Written exercise
Skip pictures; extract every line from the one with "Emit a component" through the one with "import * as", exactly as written.

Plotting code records
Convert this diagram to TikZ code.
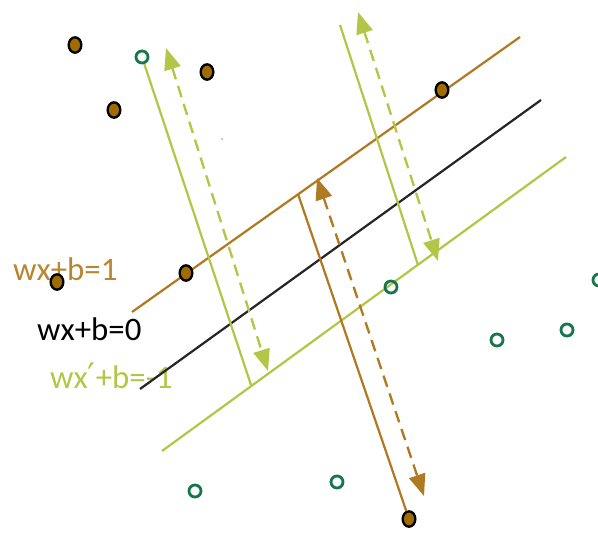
\documentclass[tikz,border=0pt]{standalone}
\usepackage{fontspec}
\setmainfont{Carlito}
\newfontfamily\primefont{DejaVu Sans}
\usepackage{xcolor}
\usetikzlibrary{shapes.geometric, arrows.meta, positioning}

\definecolor{svmbrown}{HTML}{B07A22}
\definecolor{svmdot}{HTML}{A06C00}
\definecolor{svmtext}{HTML}{B8862E}
\definecolor{svmlime}{HTML}{B3C647}
\definecolor{svmgreen}{HTML}{17774A}

\begin{document}
\begin{tikzpicture}[
    x=0.03cm, y=-0.03cm,
    posdot/.style={ellipse, draw=black, line width=2pt, fill=svmdot, minimum width=0.38cm, minimum height=0.46cm, inner sep=0pt},
    negdot/.style={circle, draw=svmgreen, line width=2.4pt, minimum size=0.36cm, inner sep=0pt},
    plane/.style={line width=1.9pt},
    gap/.style={dash pattern=on 10pt off 6pt, line width=2pt, {Triangle[length=0.65cm,width=0.5cm]}-{Triangle[length=0.65cm,width=0.5cm]}},
    eqlabel/.style={anchor=base west, inner sep=0pt, font=\fontsize{28}{30}\selectfont}
]
\useasboundingbox (0,0) rectangle (598,532);

% Labels
\node[eqlabel, text=svmtext] (l1) at (13,280) {wx+b=1};
\node[eqlabel, text=black] (l0) at (37,340) {wx+b=0};
\node[eqlabel, text=svmlime] (lm) at (50,388) {wx{\primefont\fontsize{30}{30}\selectfont ′}+b=-1};

% Hyperplanes
\coordinate (h1a) at (132,312); \coordinate (h1b) at (520,37);
\coordinate (h0a) at (140,389); \coordinate (h0b) at (541,100);
\coordinate (hma) at (162,451); \coordinate (hmb) at (566,157);
\draw[plane, svmbrown] (h1a) -- (h1b);
\draw[plane, black!85] (h0a) -- (h0b);
\draw[plane, svmlime] (hma) -- (hmb);

% Points
\node[posdot] (p1) at (75,45) {};
\node[posdot] (p2) at (114,110) {};
\node[posdot] (p3) at (207,72) {};
\node[posdot] (p4) at (442,90) {};
\node[posdot] (p5) at (186,273) {};
\node[posdot] (p6) at (57,282) {};
\node[posdot] (p7) at (409,519) {};

\node[negdot] (n1) at (142,57) {};
\node[negdot] (n2) at (391,287) {};
\node[negdot] (n3) at (497,340) {};
\node[negdot] (n4) at (567,330) {};
\node[negdot] (n5) at (599,280) {};
\node[negdot] (n6) at (195,491) {};
\node[negdot] (n7) at (337,482) {};

\fill[blue] (222,139) circle (0.6pt);

% Margins
\coordinate (g1) at (251,385);
\coordinate (g2a) at (340,25); \coordinate (g2b) at (418,265);
\coordinate (b1) at (298,194);
\draw[plane, svmlime] (n1) -- (g1);
\draw[plane, svmlime] (g2a) -- (g2b);
\draw[plane, svmbrown] (b1) -- (p7);

\coordinate (d1a) at (166,48); \coordinate (d1b) at (268,371);
\coordinate (d2a) at (358,12); \coordinate (d2b) at (438,261);
\coordinate (d3a) at (317,178); \coordinate (d3b) at (424,496);
\draw[gap, svmlime] (d1a) -- (d1b);
\draw[gap, svmlime] (d2a) -- (d2b);
\draw[gap, svmbrown] (d3a) -- (d3b);

\end{tikzpicture}
\end{document}
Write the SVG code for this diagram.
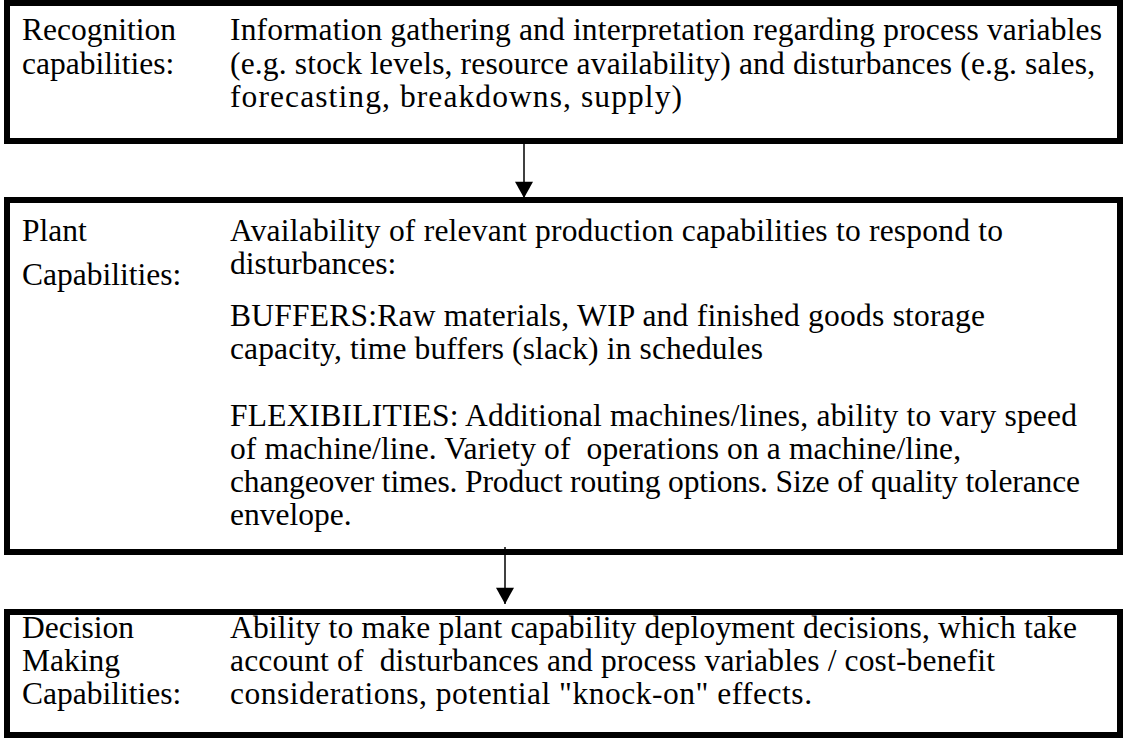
<svg xmlns="http://www.w3.org/2000/svg" width="1123" height="738" viewBox="0 0 1123 738">
<defs>
<style>
.box{fill:#fff;stroke:#000;stroke-width:6}
.t{font-family:'Liberation Serif','Times New Roman',Times,serif;font-size:31.5px;fill:#000}
.conn{stroke:#000;stroke-width:1.5;fill:none}
</style>
<marker id="ah" markerUnits="userSpaceOnUse" markerWidth="20" markerHeight="18" refX="18" refY="10" orient="auto" viewBox="0 0 18 20">
<path d="M0,0 L18,10 L0,20 Z" fill="#000"/>
</marker>
</defs>
<rect width="1123" height="738" fill="#fff"/>
<g id="recognition" class="t">
<rect class="box" x="7" y="3" width="1113" height="138"/>
<text x="22" y="40">Recognition</text>
<text x="22" y="74">capabilities:</text>
<text x="230" y="40" textLength="872" lengthAdjust="spacing">Information gathering and interpretation regarding process variables</text>
<text x="230" y="74" textLength="865" lengthAdjust="spacing">(e.g. stock levels, resource availability) and disturbances (e.g. sales,</text>
<text x="230" y="107" textLength="452" lengthAdjust="spacing">forecasting, breakdowns, supply)</text>
</g>
<g id="plant" class="t">
<rect class="box" x="7" y="200" width="1113" height="352"/>
<text x="22" y="241">Plant</text>
<text x="22" y="285">Capabilities:</text>
<text x="230" y="241" textLength="773" lengthAdjust="spacing">Availability of relevant production capabilities to respond to</text>
<text x="230" y="274">disturbances:</text>
<text x="230" y="326" textLength="755" lengthAdjust="spacing">BUFFERS:Raw materials, WIP and finished goods storage</text>
<text x="230" y="359" textLength="533" lengthAdjust="spacing">capacity, time buffers (slack) in schedules</text>
<text x="230" y="426" textLength="847" lengthAdjust="spacing">FLEXIBILITIES: Additional machines/lines, ability to vary speed</text>
<text x="230" y="459" xml:space="preserve" textLength="731" lengthAdjust="spacing">of machine/line. Variety of  operations on a machine/line,</text>
<text x="230" y="492" textLength="850" lengthAdjust="spacing">changeover times. Product routing options. Size of quality tolerance</text>
<text x="230" y="525">envelope.</text>
</g>
<g id="decision" class="t">
<rect class="box" x="7" y="612" width="1113" height="123"/>
<text x="22" y="638">Decision</text>
<text x="22" y="671">Making</text>
<text x="22" y="704">Capabilities:</text>
<text x="230" y="638" textLength="847" lengthAdjust="spacing">Ability to make plant capability deployment decisions, which take</text>
<text x="230" y="671" xml:space="preserve" textLength="765" lengthAdjust="spacing">account of  disturbances and process variables / cost-benefit</text>
<text x="230" y="704" textLength="582" lengthAdjust="spacing">considerations, potential "knock-on" effects.</text>
</g>
<g id="connectors">
<line class="conn" x1="524" y1="144" x2="524" y2="198" marker-end="url(#ah)"/>
<line class="conn" x1="505" y1="547" x2="505" y2="604" marker-end="url(#ah)"/>
</g>
</svg>
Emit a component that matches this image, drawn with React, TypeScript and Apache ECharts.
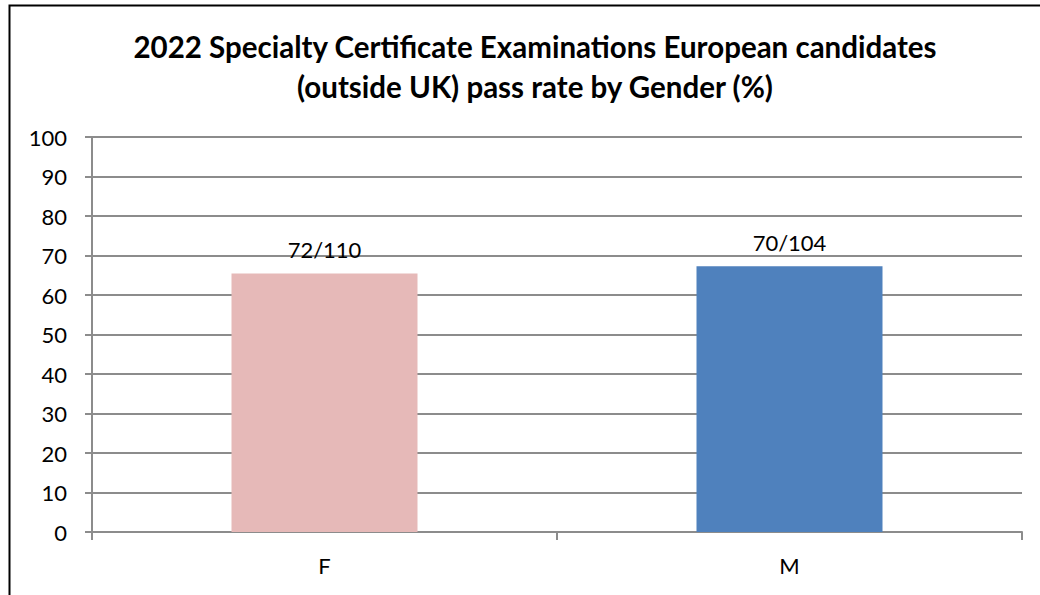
import React, { useEffect, useRef } from "react";
import * as echarts from "echarts";

const categories = ["F", "M"];
const passRates = [65.45, 67.31];
const passLabels = ["72/110", "70/104"];
const barColors = ["#E6B9B8", "#4F81BD"];
const titleText = "2022 Specialty Certificate Examinations European candidates\n(outside UK) pass rate by Gender (%)";

export default function App() {
  const ref = useRef<HTMLDivElement>(null);
  useEffect(() => {
    const chart = echarts.init(ref.current!, undefined, { renderer: "svg" });
    const font = "Lato, 'Open Sans', sans-serif";
    chart.setOption({
      animation: false,
      backgroundColor: "#ffffff",
      title: {
        text: titleText,
        left: 530,
        textAlign: "center",
        top: 21,
        textStyle: { fontFamily: font, fontSize: 29.5, fontWeight: "bold", color: "#000", lineHeight: 40 },
      },
      graphic: [
        {
          type: "rect",
          shape: { x: 9.5, y: 5.5, width: 1200, height: 800 },
          style: { fill: "none", stroke: "#000", lineWidth: 2 },
          silent: true,
        },
      ],
      grid: { left: 92, right: 18, top: 137, bottom: 63, containLabel: false },
      xAxis: {
        type: "category",
        data: categories,
        axisLine: { show: true, lineStyle: { color: "#8c8c8c", width: 2 } },
        axisTick: { show: true, length: 8, lineStyle: { color: "#8c8c8c", width: 2 } },
        axisLabel: { fontFamily: font, fontSize: 22, color: "#000", margin: 22 },
      },
      yAxis: {
        type: "value",
        min: 0,
        max: 100,
        interval: 10,
        axisLine: { show: true, lineStyle: { color: "#8c8c8c", width: 2 } },
        axisTick: { show: true, length: 7, lineStyle: { color: "#8c8c8c", width: 2 } },
        splitLine: { show: true, lineStyle: { color: "#8c8c8c", width: 2 } },
        axisLabel: { fontFamily: font, fontSize: 22, color: "#000", margin: 25 },
      },
      series: [
        {
          type: "bar",
          barWidth: "40%",
          data: passRates.map((v, i) => ({
            value: v,
            itemStyle: { color: barColors[i] },
            label: { formatter: passLabels[i] },
          })),
          label: {
            show: true,
            position: "top",
            distance: 13,
            fontFamily: font,
            fontSize: 22,
            color: "#000",
          },
        },
      ],
    });
    return () => chart.dispose();
  }, []);
  return (
    <div
      ref={ref}
      style={{ position: "fixed", left: 0, top: 0, width: 1040, height: 595 }}
    />
  );
}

Exercise solution
Emit a component that matches this image, drawn with React, TypeScript and Apache ECharts.
import React, { useEffect, useRef } from "react";
import * as echarts from "echarts";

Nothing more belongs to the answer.